The central assumption underpinning page rank
is that the importance of a website is related to its links to and
from other websites, and somehow Eigen theory comes up.
This bubble diagram represents a model mini Internet,
where each bubble is a webpage and each arrow from A, B, C,
and D represents a link on that webpage which takes you to one of the others.
We're trying to build an expression that tells us, based on this network structure,
which of these webpages is most relevant to the person who made the search.
As such, we're going to use the concept of Procrastinating Pat
who is an imaginary person who goes on the Internet and
just randomly click links to avoid doing their work.
By mapping all the possible links, we can build a model to estimate the amount of
time we would expect Pat to spend on each webpage.

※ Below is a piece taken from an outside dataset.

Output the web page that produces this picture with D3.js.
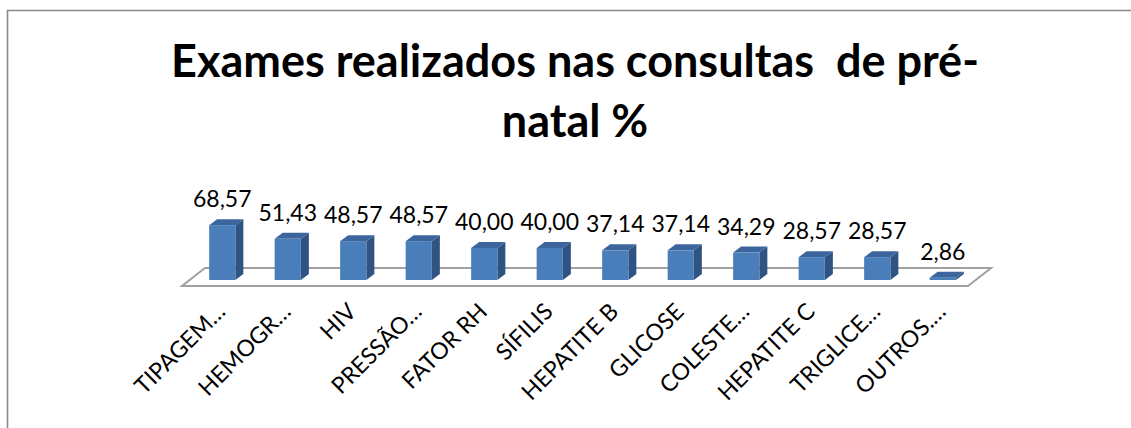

We can describe the links present on page A as a vector, where each row is either
a one or a zero based on whether there is a link to the corresponding page.
And then normalise the vector by the total number of the links,
such that they can be used to describe a probability for that page.
For example, the vector of links from page A will be 0 1 1 1.
Because vector A has links to sites B, to C, and to D, but
it doesn't have a link to itself.
Also, because there are three links in this page in total,
we would normalize by a factor of a third.
So the total click probability sums to one.
So we can write, L_A =
(0, a third, a third, a third).
Following the same logic, the link vectors in the next two sites are shown here.
And finally, for page D, we can write L_D is going to equal,
so D is connected to B and C, but not A, two sides in total,
(0, a half, a half, 0).
We can now build our link matrix L by using each of our
linked vectors as a column, which you can see will form a square matrix.
What we're trying to represent here with our matrix L
is the probability of ending up on each of the pages.
For example, the only way to get to A is by being at B.
So you then need to know the probability of being at B,
which you could've got to from either A or D.
As you can see, this problem is self-referential,
as the ranks on all the pages depend on all the others.
Although we built our matrix from columns of outward links, we can see that
the rows describe inward links normalized with respect to their page of origin.